▶ _Exercise goal_: Give back exactly the lines from the beginning of the listing below to the line holding "Arial, Helvetica, sans-serif';", both ends included; the pictures stay out.

▶ _Source material_:
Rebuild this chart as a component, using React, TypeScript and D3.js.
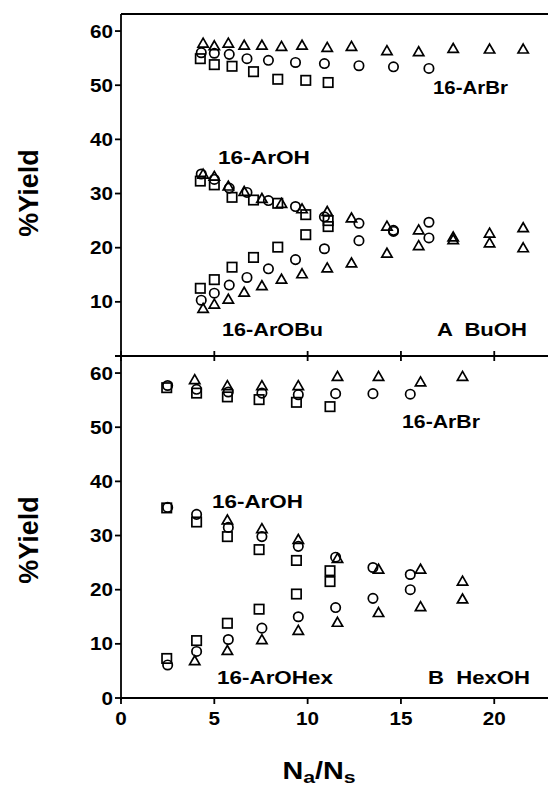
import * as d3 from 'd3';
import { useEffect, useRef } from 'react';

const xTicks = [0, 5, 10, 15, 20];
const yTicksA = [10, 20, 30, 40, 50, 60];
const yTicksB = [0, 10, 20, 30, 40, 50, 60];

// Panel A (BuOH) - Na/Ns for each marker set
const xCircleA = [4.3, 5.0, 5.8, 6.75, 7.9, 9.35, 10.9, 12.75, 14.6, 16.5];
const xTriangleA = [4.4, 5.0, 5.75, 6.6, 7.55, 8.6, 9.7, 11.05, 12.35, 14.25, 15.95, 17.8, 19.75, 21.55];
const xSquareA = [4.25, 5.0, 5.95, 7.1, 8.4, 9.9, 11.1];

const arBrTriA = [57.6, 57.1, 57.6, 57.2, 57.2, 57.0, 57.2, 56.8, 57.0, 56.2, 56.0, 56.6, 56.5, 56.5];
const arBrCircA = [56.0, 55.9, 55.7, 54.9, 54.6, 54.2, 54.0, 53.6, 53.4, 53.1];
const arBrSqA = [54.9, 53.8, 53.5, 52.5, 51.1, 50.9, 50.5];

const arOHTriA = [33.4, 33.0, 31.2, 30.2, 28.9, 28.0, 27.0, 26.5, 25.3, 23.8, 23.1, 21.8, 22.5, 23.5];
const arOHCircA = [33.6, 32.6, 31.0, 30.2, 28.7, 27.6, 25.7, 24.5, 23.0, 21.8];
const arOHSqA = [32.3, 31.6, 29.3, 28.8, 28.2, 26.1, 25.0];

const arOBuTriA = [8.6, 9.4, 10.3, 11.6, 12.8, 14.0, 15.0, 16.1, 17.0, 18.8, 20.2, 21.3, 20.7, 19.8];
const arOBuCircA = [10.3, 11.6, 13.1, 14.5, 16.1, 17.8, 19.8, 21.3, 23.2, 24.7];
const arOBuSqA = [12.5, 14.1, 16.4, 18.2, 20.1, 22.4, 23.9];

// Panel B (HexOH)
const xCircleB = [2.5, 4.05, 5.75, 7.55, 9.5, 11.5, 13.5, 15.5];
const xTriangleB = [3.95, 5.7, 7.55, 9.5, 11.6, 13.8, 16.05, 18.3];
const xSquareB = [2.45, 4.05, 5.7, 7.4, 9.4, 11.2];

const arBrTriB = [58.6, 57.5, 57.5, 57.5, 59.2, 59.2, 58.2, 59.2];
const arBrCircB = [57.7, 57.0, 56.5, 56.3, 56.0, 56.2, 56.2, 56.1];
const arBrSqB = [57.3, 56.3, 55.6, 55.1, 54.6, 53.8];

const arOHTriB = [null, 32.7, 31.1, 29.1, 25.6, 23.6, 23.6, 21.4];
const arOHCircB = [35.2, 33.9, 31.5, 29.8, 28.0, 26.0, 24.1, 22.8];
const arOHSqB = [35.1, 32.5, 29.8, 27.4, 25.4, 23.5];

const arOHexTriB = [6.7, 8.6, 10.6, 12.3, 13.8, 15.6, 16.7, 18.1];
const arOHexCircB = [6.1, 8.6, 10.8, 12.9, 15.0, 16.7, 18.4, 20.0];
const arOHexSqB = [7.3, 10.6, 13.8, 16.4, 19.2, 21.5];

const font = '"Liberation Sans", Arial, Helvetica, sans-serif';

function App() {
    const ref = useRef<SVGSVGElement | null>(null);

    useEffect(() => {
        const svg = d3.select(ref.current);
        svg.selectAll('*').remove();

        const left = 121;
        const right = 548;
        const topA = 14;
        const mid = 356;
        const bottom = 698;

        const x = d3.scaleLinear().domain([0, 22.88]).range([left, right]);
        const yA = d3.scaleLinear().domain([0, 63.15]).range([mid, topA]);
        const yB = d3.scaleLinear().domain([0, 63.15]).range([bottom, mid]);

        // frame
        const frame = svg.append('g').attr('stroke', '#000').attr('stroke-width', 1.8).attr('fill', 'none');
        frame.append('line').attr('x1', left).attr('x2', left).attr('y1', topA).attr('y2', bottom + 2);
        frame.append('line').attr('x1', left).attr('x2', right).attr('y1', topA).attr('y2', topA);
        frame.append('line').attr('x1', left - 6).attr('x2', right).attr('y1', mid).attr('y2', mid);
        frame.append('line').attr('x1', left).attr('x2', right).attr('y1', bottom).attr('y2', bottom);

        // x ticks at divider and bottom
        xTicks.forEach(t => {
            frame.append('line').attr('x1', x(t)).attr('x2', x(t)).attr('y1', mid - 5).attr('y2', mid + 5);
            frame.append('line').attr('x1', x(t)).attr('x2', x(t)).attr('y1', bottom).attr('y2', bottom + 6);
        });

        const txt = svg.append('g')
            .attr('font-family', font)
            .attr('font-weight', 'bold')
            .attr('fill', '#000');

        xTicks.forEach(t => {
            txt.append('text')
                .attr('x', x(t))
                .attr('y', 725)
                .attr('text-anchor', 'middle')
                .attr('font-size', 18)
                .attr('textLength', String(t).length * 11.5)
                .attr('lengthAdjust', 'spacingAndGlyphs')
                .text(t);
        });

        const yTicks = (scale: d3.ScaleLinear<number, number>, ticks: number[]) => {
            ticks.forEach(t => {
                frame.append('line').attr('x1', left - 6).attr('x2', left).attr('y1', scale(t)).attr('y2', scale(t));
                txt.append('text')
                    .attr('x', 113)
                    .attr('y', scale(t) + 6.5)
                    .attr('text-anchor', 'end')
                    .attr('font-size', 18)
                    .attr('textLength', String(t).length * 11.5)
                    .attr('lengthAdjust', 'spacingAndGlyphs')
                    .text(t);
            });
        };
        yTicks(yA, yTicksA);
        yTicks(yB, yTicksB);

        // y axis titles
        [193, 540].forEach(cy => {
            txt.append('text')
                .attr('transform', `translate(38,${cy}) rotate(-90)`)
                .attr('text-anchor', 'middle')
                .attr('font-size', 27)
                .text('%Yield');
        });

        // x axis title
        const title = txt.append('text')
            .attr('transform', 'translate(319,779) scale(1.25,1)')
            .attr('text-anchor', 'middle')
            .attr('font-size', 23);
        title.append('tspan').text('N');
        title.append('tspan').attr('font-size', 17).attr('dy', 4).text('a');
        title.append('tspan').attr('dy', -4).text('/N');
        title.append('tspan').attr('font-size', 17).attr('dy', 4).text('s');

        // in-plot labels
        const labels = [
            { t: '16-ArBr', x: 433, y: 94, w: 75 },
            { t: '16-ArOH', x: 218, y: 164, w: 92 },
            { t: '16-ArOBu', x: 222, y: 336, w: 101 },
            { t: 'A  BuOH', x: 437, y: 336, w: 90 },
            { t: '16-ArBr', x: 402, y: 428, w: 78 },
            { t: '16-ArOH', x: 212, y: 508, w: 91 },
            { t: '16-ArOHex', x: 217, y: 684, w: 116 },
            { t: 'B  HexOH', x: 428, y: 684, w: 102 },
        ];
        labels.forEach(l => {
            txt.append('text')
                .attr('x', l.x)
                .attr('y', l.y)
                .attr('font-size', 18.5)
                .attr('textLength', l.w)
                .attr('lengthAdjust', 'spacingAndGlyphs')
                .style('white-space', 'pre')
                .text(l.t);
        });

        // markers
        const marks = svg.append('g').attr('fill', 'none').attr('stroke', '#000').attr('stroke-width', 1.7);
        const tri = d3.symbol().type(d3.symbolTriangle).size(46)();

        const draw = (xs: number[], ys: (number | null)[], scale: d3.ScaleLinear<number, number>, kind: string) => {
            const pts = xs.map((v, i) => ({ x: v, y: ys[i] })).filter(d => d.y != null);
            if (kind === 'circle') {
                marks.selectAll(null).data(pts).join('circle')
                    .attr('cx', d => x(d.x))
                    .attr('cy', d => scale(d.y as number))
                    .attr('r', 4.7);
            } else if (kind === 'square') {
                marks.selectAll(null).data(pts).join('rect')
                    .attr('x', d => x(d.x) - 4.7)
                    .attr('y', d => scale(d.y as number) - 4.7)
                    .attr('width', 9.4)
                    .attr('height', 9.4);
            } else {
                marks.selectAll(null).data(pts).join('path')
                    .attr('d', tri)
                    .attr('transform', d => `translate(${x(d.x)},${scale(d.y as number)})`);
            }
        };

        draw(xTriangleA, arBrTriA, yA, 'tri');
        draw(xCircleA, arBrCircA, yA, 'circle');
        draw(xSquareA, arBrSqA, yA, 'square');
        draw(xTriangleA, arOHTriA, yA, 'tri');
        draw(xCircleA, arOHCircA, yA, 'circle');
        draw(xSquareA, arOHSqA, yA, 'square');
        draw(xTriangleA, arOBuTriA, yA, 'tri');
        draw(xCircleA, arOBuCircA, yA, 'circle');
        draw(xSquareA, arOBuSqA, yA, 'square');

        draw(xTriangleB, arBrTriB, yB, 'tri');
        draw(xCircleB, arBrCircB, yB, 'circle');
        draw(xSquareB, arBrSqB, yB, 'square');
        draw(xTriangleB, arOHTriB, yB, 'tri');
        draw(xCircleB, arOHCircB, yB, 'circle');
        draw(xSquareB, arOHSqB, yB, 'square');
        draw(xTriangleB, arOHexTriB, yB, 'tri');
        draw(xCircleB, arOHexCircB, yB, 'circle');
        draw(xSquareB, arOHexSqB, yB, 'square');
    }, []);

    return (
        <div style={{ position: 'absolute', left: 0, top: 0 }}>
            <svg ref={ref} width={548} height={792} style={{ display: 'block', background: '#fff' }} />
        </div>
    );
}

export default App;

▶ _Full solution_:
Rebuild this chart as a component, using React, TypeScript and D3.js.
import * as d3 from 'd3';
import { useEffect, useRef } from 'react';

const xTicks = [0, 5, 10, 15, 20];
const yTicksA = [10, 20, 30, 40, 50, 60];
const yTicksB = [0, 10, 20, 30, 40, 50, 60];

// Panel A (BuOH) - Na/Ns for each marker set
const xCircleA = [4.3, 5.0, 5.8, 6.75, 7.9, 9.35, 10.9, 12.75, 14.6, 16.5];
const xTriangleA = [4.4, 5.0, 5.75, 6.6, 7.55, 8.6, 9.7, 11.05, 12.35, 14.25, 15.95, 17.8, 19.75, 21.55];
const xSquareA = [4.25, 5.0, 5.95, 7.1, 8.4, 9.9, 11.1];

const arBrTriA = [57.6, 57.1, 57.6, 57.2, 57.2, 57.0, 57.2, 56.8, 57.0, 56.2, 56.0, 56.6, 56.5, 56.5];
const arBrCircA = [56.0, 55.9, 55.7, 54.9, 54.6, 54.2, 54.0, 53.6, 53.4, 53.1];
const arBrSqA = [54.9, 53.8, 53.5, 52.5, 51.1, 50.9, 50.5];

const arOHTriA = [33.4, 33.0, 31.2, 30.2, 28.9, 28.0, 27.0, 26.5, 25.3, 23.8, 23.1, 21.8, 22.5, 23.5];
const arOHCircA = [33.6, 32.6, 31.0, 30.2, 28.7, 27.6, 25.7, 24.5, 23.0, 21.8];
const arOHSqA = [32.3, 31.6, 29.3, 28.8, 28.2, 26.1, 25.0];

const arOBuTriA = [8.6, 9.4, 10.3, 11.6, 12.8, 14.0, 15.0, 16.1, 17.0, 18.8, 20.2, 21.3, 20.7, 19.8];
const arOBuCircA = [10.3, 11.6, 13.1, 14.5, 16.1, 17.8, 19.8, 21.3, 23.2, 24.7];
const arOBuSqA = [12.5, 14.1, 16.4, 18.2, 20.1, 22.4, 23.9];

// Panel B (HexOH)
const xCircleB = [2.5, 4.05, 5.75, 7.55, 9.5, 11.5, 13.5, 15.5];
const xTriangleB = [3.95, 5.7, 7.55, 9.5, 11.6, 13.8, 16.05, 18.3];
const xSquareB = [2.45, 4.05, 5.7, 7.4, 9.4, 11.2];

const arBrTriB = [58.6, 57.5, 57.5, 57.5, 59.2, 59.2, 58.2, 59.2];
const arBrCircB = [57.7, 57.0, 56.5, 56.3, 56.0, 56.2, 56.2, 56.1];
const arBrSqB = [57.3, 56.3, 55.6, 55.1, 54.6, 53.8];

const arOHTriB = [null, 32.7, 31.1, 29.1, 25.6, 23.6, 23.6, 21.4];
const arOHCircB = [35.2, 33.9, 31.5, 29.8, 28.0, 26.0, 24.1, 22.8];
const arOHSqB = [35.1, 32.5, 29.8, 27.4, 25.4, 23.5];

const arOHexTriB = [6.7, 8.6, 10.6, 12.3, 13.8, 15.6, 16.7, 18.1];
const arOHexCircB = [6.1, 8.6, 10.8, 12.9, 15.0, 16.7, 18.4, 20.0];
const arOHexSqB = [7.3, 10.6, 13.8, 16.4, 19.2, 21.5];

const font = '"Liberation Sans", Arial, Helvetica, sans-serif';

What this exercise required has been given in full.